Emotional Management in Remote Work

Written by Claudia Buitrago – Psychologist; expert in emotional management

Work is a fundamental part of our lives. Most of us want to enjoy it, devoting ourselves to it with passion and optimism. However, as the human beings that we are, there are times when it’s easier for us to connect to our work with joy and enthusiasm and other times when working entails other emotional states such as stress, anguish, and anxiety, among others.

The pandemic situation and the reality of doing our jobs from home, in the virtual mode, has challenged us in countless arenas, one of them being our emotional realm. So, we have found ourselves swinging between the joy and gratitude of having a valuable job, for example, and the feeling of overload and exhaustion that comes with having to deal with different roles (being a psychologist, being a parent, being a homemaker...), multiple facets in one place.

Given these circumstances, our emotions can be an invaluable source of health and energy, thus the importance of engaging with them, experiencing them, and focusing on ourselves while keeping our emotional needs in mind. In other words, learning to manage our emotions in a healthy way will open up paths and possibilities for discovering resources and skills that can help us continue to enrich ourselves in our work environment.

Stress Remote Work

 

Exploring Emotional Management and Its Importance within Work Environments and Virtual Teams

We can think of emotional management as a set of skills that assist us with containing or expressing our emotions, in a given context, to achieve a given objective. The main skills that comprise healthy emotional management are:

  1. STOP: The ability to stop is essential to produce responses mediated by attention and reasoning. Within healthy emotional management, this ability allows us to notice the emotional manifestations that are emerging within us, in other words, to identify the emotional state that’s being presented.
  2. NAME: By naming the emotion that’s being presented, like SADNESS, for example, we recognize it and begin to make room for it. The ability to recognize emotion is essential in emotional regulation. It involves opening the doors to the world of emotions, just like a good initial encounter with one of our clients can open the path to a valuable and fruitful working relationship.
  3. ACCEPT: The ability to accept emotions consists of welcoming that which is present. In our daily life, we have to experience different weather conditions: rainy and cold days, hot and breezy days, hot and humid days, etc. We experience very different emotional states within ourselves in the same way. According to this analogy, their acceptance is seen in the use of an umbrella and a coat on rainy and cold days, which make it easier for us to move in that weather condition. For some people, for example, listening to relaxing music can help them to accept the presence of stress and/or anxiety.
  4. TAKE OWNERSHIP: Taking ownership of our emotions means taking responsibility for them. It’s true that an external variable, like the pandemic, affects our emotional world in such a way that emotions like fear and/or anger can emerge. Nevertheless, the pandemic is NOT responsible for these emotions. We’re responsible for them. This implies that it’s up to us to respond to them. The ability to respond in this way belongs to us—as does the ability to make use of it. From the moment we take responsibility for our emotions, the possibility of learning from them and transforming them will expand as well.

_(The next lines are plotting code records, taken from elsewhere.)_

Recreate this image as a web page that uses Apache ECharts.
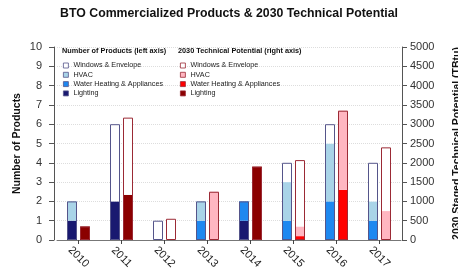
<!DOCTYPE html>
<html>
<head>
<meta charset="utf-8">
<script src="https://cdn.jsdelivr.net/npm/echarts@6/dist/echarts.min.js"></script>
<style>
  html, body { margin: 0; padding: 0; background: #fff; }
  #chart { width: 458px; height: 271px; }
</style>
</head>
<body>
<div id="chart"></div>
<script>
  // categories
  var years = ['2010', '2011', '2012', '2013', '2014', '2015', '2016', '2017']

  // number of products (left axis)
  var prodLighting = [1, 2, 0, 0, 1, 0, 0, 0]
  var prodWater    = [0, 0, 0, 1, 1, 1, 2, 1]
  var prodHvac     = [1, 0, 0, 1, 0, 2, 3, 1]
  var prodWindows  = [0, 4, 1, 0, 0, 1, 1, 2]

  // 2030 technical potential, TBtu (right axis)
  var tpLighting = [350, 1170, 0, 0, 1900, 0, 0, 0]
  var tpWater    = [0, 0, 0, 0, 0, 100, 1300, 0]
  var tpHvac     = [0, 0, 0, 1250, 0, 250, 2050, 750]
  var tpWindows  = [0, 2000, 550, 0, 0, 1720, 0, 1650]

  var leftTicks = [0, 1, 2, 3, 4, 5, 6, 7, 8, 9, 10]
  var rightTicks = [0, 500, 1000, 1500, 2000, 2500, 3000, 3500, 4000, 4500, 5000]

  var blueBorder = '#55558a'
  var redBorder = '#9b2a35'

  // zeros are left out so no empty segment gets drawn
  function vals (arr) {
    return arr.map(function (v) { return v ? v : '-' })
  }
  function totals (lists) {
    return lists[0].map(function (_, i) {
      return lists.reduce(function (s, a) { return s + a[i] }, 0)
    })
  }

  function seg (name, stack, axis, data, color) {
    return {
      name: name,
      type: 'bar',
      stack: stack,
      yAxisIndex: axis,
      barWidth: 10,
      barGap: '30%',
      itemStyle: { color: color },
      data: vals(data)
    }
  }

  // one outline per whole bar, drawn on a hidden twin x axis
  function outline (axis, data, border) {
    return {
      type: 'bar',
      xAxisIndex: 1,
      yAxisIndex: axis,
      barWidth: 10,
      barGap: '30%',
      silent: true,
      z: 5,
      itemStyle: { color: 'rgba(0,0,0,0)', borderColor: border, borderWidth: 1 },
      data: data
    }
  }

  var chart = echarts.init(document.getElementById('chart'))
  var stripName = function (name) { return name.split('|')[1] }

  chart.setOption({
    animation: false,
    textStyle: { fontFamily: '"Liberation Sans", Arial, sans-serif' },
    title: [
      {
        text: 'BTO Commercialized Products & 2030 Technical Potential',
        left: 'center', top: 8, padding: 0,
        textStyle: { fontSize: 12.3, fontWeight: 'bold', color: '#111' }
      },
      {
        text: 'Number of Products (left axis)',
        left: 62, top: 47, padding: 0,
        textStyle: { fontSize: 7.3, fontWeight: 'bold', color: '#111' }
      },
      {
        text: '2030 Technical Potential (right axis)',
        left: 178, top: 47, padding: 0,
        textStyle: { fontSize: 7.3, fontWeight: 'bold', color: '#111' }
      }
    ],
    legend: [
      {
        orient: 'vertical', left: 63, top: 62, padding: 0,
        itemWidth: 5, itemHeight: 5, itemGap: 2.3, icon: 'rect',
        formatter: stripName,
        itemStyle: { borderColor: blueBorder, borderWidth: 0.8 },
        textStyle: { fontSize: 7.2, color: '#222', lineHeight: 6 },
        data: ['L|Windows & Envelope', 'L|HVAC', 'L|Water Heating & Appliances', 'L|Lighting']
      },
      {
        orient: 'vertical', left: 180, top: 62, padding: 0,
        itemWidth: 5, itemHeight: 5, itemGap: 2.3, icon: 'rect',
        formatter: stripName,
        itemStyle: { borderColor: redBorder, borderWidth: 0.8 },
        textStyle: { fontSize: 7.2, color: '#222', lineHeight: 6 },
        data: ['R|Windows & Envelope', 'R|HVAC', 'R|Water Heating & Appliances', 'R|Lighting']
      }
    ],
    grid: { left: 57, right: 57, top: 47, bottom: 31, outerBoundsMode: 'none' },
    xAxis: [
      {
        type: 'category',
        data: years,
        axisLine: { show: true, lineStyle: { color: '#777', width: 1 } },
        axisTick: { show: true, alignWithLabel: true, length: 4, lineStyle: { color: '#444' } },
        axisLabel: {
          rotate: -45, align: 'center', verticalAlign: 'middle', margin: 17,
          fontSize: 11, color: '#222'
        }
      },
      { type: 'category', data: years, show: false }
    ],
    yAxis: [
      {
        type: 'value', position: 'left', offset: 3,
        min: leftTicks[0], max: leftTicks[leftTicks.length - 1], interval: 1,
        name: 'Number of Products', nameLocation: 'middle', nameGap: 31, nameRotate: 90,
        nameMoveOverlap: false,
        nameTextStyle: { fontSize: 10.5, fontWeight: 'bold', color: '#111' },
        axisLine: { show: true, lineStyle: { color: '#555' } },
        axisTick: { show: true, length: 5, lineStyle: { color: '#555' } },
        axisLabel: { fontSize: 11, color: '#333', margin: 12 },
        splitLine: { show: true, lineStyle: { color: '#ddd', type: 'dotted', width: 1 } }
      },
      {
        type: 'value', position: 'right', offset: 1,
        min: rightTicks[0], max: rightTicks[rightTicks.length - 1], interval: 500,
        name: '2030 Staged Technical Potential (TBtu)', nameLocation: 'middle', nameGap: 50, nameRotate: 90,
        nameMoveOverlap: false,
        nameTextStyle: { fontSize: 10.5, fontWeight: 'bold', color: '#111' },
        axisLine: { show: true, lineStyle: { color: '#555' } },
        axisTick: { show: true, length: 5, lineStyle: { color: '#555' } },
        axisLabel: { fontSize: 11, color: '#333', margin: 8, formatter: function (v) { return String(v) } },
        splitLine: { show: false }
      }
    ],
    series: [
      seg('L|Lighting', 'left', 0, prodLighting, '#191970'),
      seg('L|Water Heating & Appliances', 'left', 0, prodWater, '#1e88f0'),
      seg('L|HVAC', 'left', 0, prodHvac, '#a9d4e8'),
      seg('L|Windows & Envelope', 'left', 0, prodWindows, '#ffffff'),
      seg('R|Lighting', 'right', 1, tpLighting, '#8b0000'),
      seg('R|Water Heating & Appliances', 'right', 1, tpWater, '#ff0000'),
      seg('R|HVAC', 'right', 1, tpHvac, '#ffb6c1'),
      seg('R|Windows & Envelope', 'right', 1, tpWindows, '#ffffff'),
      outline(0, totals([prodLighting, prodWater, prodHvac, prodWindows]), blueBorder),
      outline(1, totals([tpLighting, tpWater, tpHvac, tpWindows]), redBorder)
    ]
  })
</script>
</body>
</html>
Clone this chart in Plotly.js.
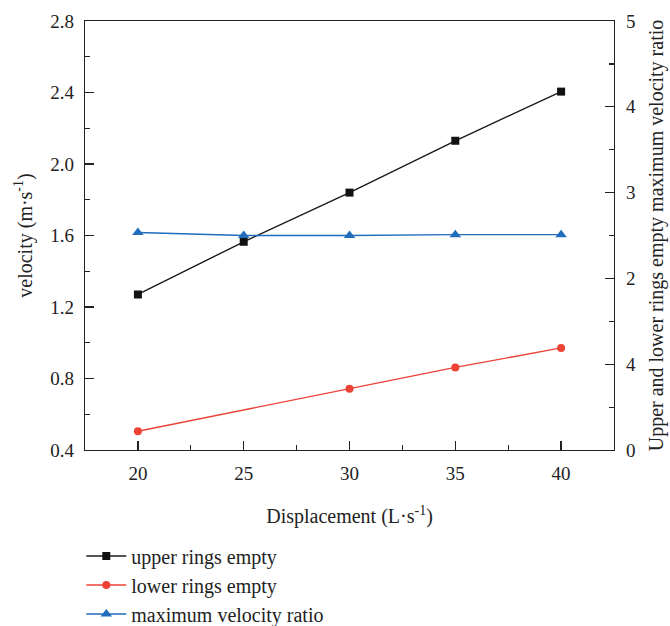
<!DOCTYPE html>
<html>
<head>
<meta charset="utf-8">
<script src="https://cdn.plot.ly/plotly-3.0.1.min.js"></script>
<style>html,body{margin:0;padding:0;background:#fff;}</style>
</head>
<body>
<div id="chart" style="width:670px;height:626px;"></div>
<script>
// Data
const displacement = [20, 25, 30, 35, 40];
const upperRingsEmpty = [1.27, 1.565, 1.84, 2.13, 2.405];
const lowerX = [20, 30, 35, 40];
const lowerRingsEmpty = [0.505, 0.743, 0.862, 0.971];
const maxVelocityRatio = [2.535, 2.50, 2.50, 2.51, 2.51];
const rightTickVals = [0, 1, 2, 3, 4, 5];
const rightTickText = ["0", "4", "2", "3", "4", "5"];

const FONT = "Liberation Serif, Times New Roman, serif";
const axisCommon = {
  showgrid: false, zeroline: false, showline: true, linecolor: '#222', linewidth: 1.3,
  ticks: 'inside', ticklen: 9, tickwidth: 1.2, tickcolor: '#222',
  tickfont: {family: FONT, size: 19, color: '#222'}
};

const traces = [
  {x: displacement, y: upperRingsEmpty, name: 'upper rings empty', mode: 'lines+markers',
   line: {color: '#1a1a1a', width: 1.4}, marker: {symbol: 'square', size: 8, color: '#111'},
   legendgroup: 'a'},
  {x: lowerX, y: lowerRingsEmpty, name: 'lower rings empty', mode: 'lines+markers',
   line: {color: '#ee4236', width: 1.4}, marker: {symbol: 'circle', size: 8, color: '#ee4236'},
   legendgroup: 'b'},
  {x: displacement, y: maxVelocityRatio, name: 'maximum velocity ratio', mode: 'lines+markers',
   yaxis: 'y2', line: {color: '#1f6dbb', width: 1.4}, marker: {symbol: 'triangle-up', size: 10, color: '#1f6dbb'},
   legendgroup: 'c'}
];

const layout = {
  width: 670, height: 626,
  margin: {l: 85, r: 56, t: 21, b: 176},
  paper_bgcolor: '#fff', plot_bgcolor: '#fff',
  font: {family: FONT, color: '#222'},
  showlegend: true,
  xaxis: Object.assign({}, axisCommon, {
    range: [17.5, 42.5], tickvals: displacement, mirror: true,
    ticklabelstandoff: 6,
    minor: {ticks: 'inside', ticklen: 5, tickwidth: 1.2, tickcolor: '#222', dtick: 2.5, tick0: 17.5},
    title: {text: 'Displacement (L·s<sup>-1</sup>)', font: {family: FONT, size: 20, color: '#222'}, standoff: 26}
  }),
  yaxis: Object.assign({}, axisCommon, {
    range: [0.4, 2.8], dtick: 0.4, tick0: 0.4, tickformat: '.1f',
    ticklabelstandoff: 6,
    minor: {ticks: 'inside', ticklen: 5, tickwidth: 1.2, tickcolor: '#222', dtick: 0.2, tick0: 0.4},
    title: {text: 'velocity (m·s<sup>-1</sup>)', font: {family: FONT, size: 20, color: '#222'}, standoff: 12}
  }),
  yaxis2: Object.assign({}, axisCommon, {
    overlaying: 'y', side: 'right', range: [0, 5],
    tickvals: rightTickVals, ticktext: rightTickText,
    ticklabelstandoff: 7,
    minor: {ticks: 'inside', ticklen: 5, tickwidth: 1.2, tickcolor: '#222', dtick: 0.5, tick0: 0},
    title: {text: 'Upper and lower rings empty maximum velocity ratio', font: {family: FONT, size: 20, color: '#222'}, standoff: 14}
  }),
  legend: {
    x: -0.007, xanchor: 'left', xref: 'paper',
    y: 0.143, yanchor: 'top', yref: 'container',
    orientation: 'v', traceorder: 'grouped', tracegroupgap: 0, itemwidth: 40,
    font: {family: FONT, size: 20, color: '#222'},
    bgcolor: 'rgba(0,0,0,0)'
  }
};

Plotly.newPlot('chart', traces, layout, {displayModeBar: false, staticPlot: true});
</script>
</body>
</html>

These are some of the skills we use in healthy emotional management. When we strengthen and develop skills like these, we have the pleasant sensation of being in tune with ourselves. This sensation often expands to our relationships with our virtual team so that we experience greater fluidity, coordination, synchronicity, and, above all, a nurturing work environment, one that feeds us and facilitates our learning and development as human beings and as professionals.

Beyond Emotional Management

When we stop to explore and investigate the process of managing our emotions in detail, discover the skills involved, and give ourselves the opportunity to refine them, we realize that these skills aren’t only essential for contacting our emotional world, but for relating satisfactorily with others and our external world as well. And, if we focus on our work context, we discover that they’re central to the achievement of our goals, to what we call productivity.

So, for example, stopping and listening can result in the discovery of a new business opportunity; naming the state of things that one of our clients is describing to us assertively can translate into a sense of understanding and empathy in this client; accepting and assuming responsibility in the face of a complex and/or difficult work situation can result in the mobilization of professional and personal resources to catalyze the growth and transformation of our business. From this perspective, investing in the emotional health of your teams, relying on a network of psychologists who are experts in emotional management, professionals in opening and sustaining spaces for the mental and emotional care of your workers, is without a doubt, a great investment.